**JOB**
Reproduce the listing that follows with no differences at all.

**SOURCE MATERIAL**
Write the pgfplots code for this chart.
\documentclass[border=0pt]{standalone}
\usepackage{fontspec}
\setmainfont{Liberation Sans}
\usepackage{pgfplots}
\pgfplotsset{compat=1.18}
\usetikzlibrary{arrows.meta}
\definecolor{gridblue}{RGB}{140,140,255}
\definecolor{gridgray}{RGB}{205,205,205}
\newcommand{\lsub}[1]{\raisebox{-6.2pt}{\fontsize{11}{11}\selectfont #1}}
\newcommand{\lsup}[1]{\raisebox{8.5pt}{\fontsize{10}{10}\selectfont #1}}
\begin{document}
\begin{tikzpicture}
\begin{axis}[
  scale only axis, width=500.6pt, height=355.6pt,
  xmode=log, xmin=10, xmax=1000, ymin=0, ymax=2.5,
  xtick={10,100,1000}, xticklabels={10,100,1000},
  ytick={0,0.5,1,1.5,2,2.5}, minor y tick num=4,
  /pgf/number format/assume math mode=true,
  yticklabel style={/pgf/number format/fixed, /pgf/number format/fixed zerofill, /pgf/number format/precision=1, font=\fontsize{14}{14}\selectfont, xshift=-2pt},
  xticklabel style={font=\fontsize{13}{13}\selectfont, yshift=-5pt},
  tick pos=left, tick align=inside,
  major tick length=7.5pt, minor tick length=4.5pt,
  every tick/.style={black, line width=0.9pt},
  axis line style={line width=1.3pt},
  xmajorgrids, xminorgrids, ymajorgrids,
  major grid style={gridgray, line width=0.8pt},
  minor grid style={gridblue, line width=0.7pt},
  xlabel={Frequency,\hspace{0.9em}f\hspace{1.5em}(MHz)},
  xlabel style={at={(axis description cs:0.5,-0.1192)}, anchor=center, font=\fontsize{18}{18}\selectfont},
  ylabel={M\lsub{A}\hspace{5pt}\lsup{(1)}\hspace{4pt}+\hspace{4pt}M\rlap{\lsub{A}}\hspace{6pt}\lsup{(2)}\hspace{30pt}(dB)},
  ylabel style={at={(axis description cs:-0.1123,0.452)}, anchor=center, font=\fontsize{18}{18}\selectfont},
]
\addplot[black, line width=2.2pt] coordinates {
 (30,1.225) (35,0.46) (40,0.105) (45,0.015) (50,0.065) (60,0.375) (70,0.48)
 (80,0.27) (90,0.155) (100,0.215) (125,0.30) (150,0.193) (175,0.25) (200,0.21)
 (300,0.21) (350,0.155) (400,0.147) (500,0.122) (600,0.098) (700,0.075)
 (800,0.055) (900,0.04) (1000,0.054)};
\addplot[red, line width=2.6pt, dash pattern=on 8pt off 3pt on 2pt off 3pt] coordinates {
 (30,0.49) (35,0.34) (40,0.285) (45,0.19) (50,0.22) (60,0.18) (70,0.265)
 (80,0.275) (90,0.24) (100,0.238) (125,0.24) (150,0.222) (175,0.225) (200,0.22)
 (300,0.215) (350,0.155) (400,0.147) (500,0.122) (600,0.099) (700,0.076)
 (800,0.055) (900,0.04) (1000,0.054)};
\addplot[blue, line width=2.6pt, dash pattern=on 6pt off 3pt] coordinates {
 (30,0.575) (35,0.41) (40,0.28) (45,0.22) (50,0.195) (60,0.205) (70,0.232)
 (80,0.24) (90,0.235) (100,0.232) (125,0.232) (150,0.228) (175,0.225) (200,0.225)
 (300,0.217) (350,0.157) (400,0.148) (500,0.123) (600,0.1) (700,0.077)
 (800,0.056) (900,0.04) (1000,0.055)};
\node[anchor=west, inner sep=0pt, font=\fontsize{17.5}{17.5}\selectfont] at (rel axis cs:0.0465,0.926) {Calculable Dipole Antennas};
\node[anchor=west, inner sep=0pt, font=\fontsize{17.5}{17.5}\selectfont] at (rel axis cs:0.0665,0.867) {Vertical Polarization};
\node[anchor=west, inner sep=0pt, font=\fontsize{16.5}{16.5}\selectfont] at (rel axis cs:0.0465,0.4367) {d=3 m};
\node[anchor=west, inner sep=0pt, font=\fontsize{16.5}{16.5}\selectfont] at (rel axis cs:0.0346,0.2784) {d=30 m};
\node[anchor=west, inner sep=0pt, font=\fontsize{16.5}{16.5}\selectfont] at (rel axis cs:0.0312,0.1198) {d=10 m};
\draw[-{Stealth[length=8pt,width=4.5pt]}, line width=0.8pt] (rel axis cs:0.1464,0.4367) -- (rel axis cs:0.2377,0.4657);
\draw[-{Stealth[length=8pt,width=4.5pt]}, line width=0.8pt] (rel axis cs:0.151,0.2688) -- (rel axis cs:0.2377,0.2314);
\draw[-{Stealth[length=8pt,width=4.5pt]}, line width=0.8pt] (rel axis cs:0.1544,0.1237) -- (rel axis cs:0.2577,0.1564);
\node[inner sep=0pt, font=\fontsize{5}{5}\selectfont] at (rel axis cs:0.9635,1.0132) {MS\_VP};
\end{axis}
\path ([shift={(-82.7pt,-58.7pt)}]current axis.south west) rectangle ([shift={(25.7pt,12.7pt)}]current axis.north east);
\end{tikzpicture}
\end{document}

**RESULT FOR THIS TASK**
Write the pgfplots code for this chart.
\documentclass[border=0pt]{standalone}
\usepackage{fontspec}
\setmainfont{Liberation Sans}
\usepackage{pgfplots}
\pgfplotsset{compat=1.18}
\usetikzlibrary{arrows.meta}
\definecolor{gridblue}{RGB}{140,140,255}
\definecolor{gridgray}{RGB}{205,205,205}
\newcommand{\lsub}[1]{\raisebox{-6.2pt}{\fontsize{11}{11}\selectfont #1}}
\newcommand{\lsup}[1]{\raisebox{8.5pt}{\fontsize{10}{10}\selectfont #1}}
\begin{document}
\begin{tikzpicture}
\begin{axis}[
  scale only axis, width=500.6pt, height=355.6pt,
  xmode=log, xmin=10, xmax=1000, ymin=0, ymax=2.5,
  xtick={10,100,1000}, xticklabels={10,100,1000},
  ytick={0,0.5,1,1.5,2,2.5}, minor y tick num=4,
  /pgf/number format/assume math mode=true,
  yticklabel style={/pgf/number format/fixed, /pgf/number format/fixed zerofill, /pgf/number format/precision=1, font=\fontsize{14}{14}\selectfont, xshift=-2pt},
  xticklabel style={font=\fontsize{13}{13}\selectfont, yshift=-5pt},
  tick pos=left, tick align=inside,
  major tick length=7.5pt, minor tick length=4.5pt,
  every tick/.style={black, line width=0.9pt},
  axis line style={line width=1.3pt},
  xmajorgrids, xminorgrids, ymajorgrids,
  major grid style={gridgray, line width=0.8pt},
  minor grid style={gridblue, line width=0.7pt},
  xlabel={Frequency,\hspace{0.9em}f\hspace{1.5em}(MHz)},
  xlabel style={at={(axis description cs:0.5,-0.1192)}, anchor=center, font=\fontsize{18}{18}\selectfont},
  ylabel={M\lsub{A}\hspace{5pt}\lsup{(1)}\hspace{4pt}+\hspace{4pt}M\rlap{\lsub{A}}\hspace{6pt}\lsup{(2)}\hspace{30pt}(dB)},
  ylabel style={at={(axis description cs:-0.1123,0.452)}, anchor=center, font=\fontsize{18}{18}\selectfont},
]
\addplot[black, line width=2.2pt] coordinates {
 (30,1.225) (35,0.46) (40,0.105) (45,0.015) (50,0.065) (60,0.375) (70,0.48)
 (80,0.27) (90,0.155) (100,0.215) (125,0.30) (150,0.193) (175,0.25) (200,0.21)
 (300,0.21) (350,0.155) (400,0.147) (500,0.122) (600,0.098) (700,0.075)
 (800,0.055) (900,0.04) (1000,0.054)};
\addplot[red, line width=2.6pt, dash pattern=on 8pt off 3pt on 2pt off 3pt] coordinates {
 (30,0.49) (35,0.34) (40,0.285) (45,0.19) (50,0.22) (60,0.18) (70,0.265)
 (80,0.275) (90,0.24) (100,0.238) (125,0.24) (150,0.222) (175,0.225) (200,0.22)
 (300,0.215) (350,0.155) (400,0.147) (500,0.122) (600,0.099) (700,0.076)
 (800,0.055) (900,0.04) (1000,0.054)};
\addplot[blue, line width=2.6pt, dash pattern=on 6pt off 3pt] coordinates {
 (30,0.575) (35,0.41) (40,0.28) (45,0.22) (50,0.195) (60,0.205) (70,0.232)
 (80,0.24) (90,0.235) (100,0.232) (125,0.232) (150,0.228) (175,0.225) (200,0.225)
 (300,0.217) (350,0.157) (400,0.148) (500,0.123) (600,0.1) (700,0.077)
 (800,0.056) (900,0.04) (1000,0.055)};
\node[anchor=west, inner sep=0pt, font=\fontsize{17.5}{17.5}\selectfont] at (rel axis cs:0.0465,0.926) {Calculable Dipole Antennas};
\node[anchor=west, inner sep=0pt, font=\fontsize{17.5}{17.5}\selectfont] at (rel axis cs:0.0665,0.867) {Vertical Polarization};
\node[anchor=west, inner sep=0pt, font=\fontsize{16.5}{16.5}\selectfont] at (rel axis cs:0.0465,0.4367) {d=3 m};
\node[anchor=west, inner sep=0pt, font=\fontsize{16.5}{16.5}\selectfont] at (rel axis cs:0.0346,0.2784) {d=30 m};
\node[anchor=west, inner sep=0pt, font=\fontsize{16.5}{16.5}\selectfont] at (rel axis cs:0.0312,0.1198) {d=10 m};
\draw[-{Stealth[length=8pt,width=4.5pt]}, line width=0.8pt] (rel axis cs:0.1464,0.4367) -- (rel axis cs:0.2377,0.4657);
\draw[-{Stealth[length=8pt,width=4.5pt]}, line width=0.8pt] (rel axis cs:0.151,0.2688) -- (rel axis cs:0.2377,0.2314);
\draw[-{Stealth[length=8pt,width=4.5pt]}, line width=0.8pt] (rel axis cs:0.1544,0.1237) -- (rel axis cs:0.2577,0.1564);
\node[inner sep=0pt, font=\fontsize{5}{5}\selectfont] at (rel axis cs:0.9635,1.0132) {MS\_VP};
\end{axis}
\path ([shift={(-82.7pt,-58.7pt)}]current axis.south west) rectangle ([shift={(25.7pt,12.7pt)}]current axis.north east);
\end{tikzpicture}
\end{document}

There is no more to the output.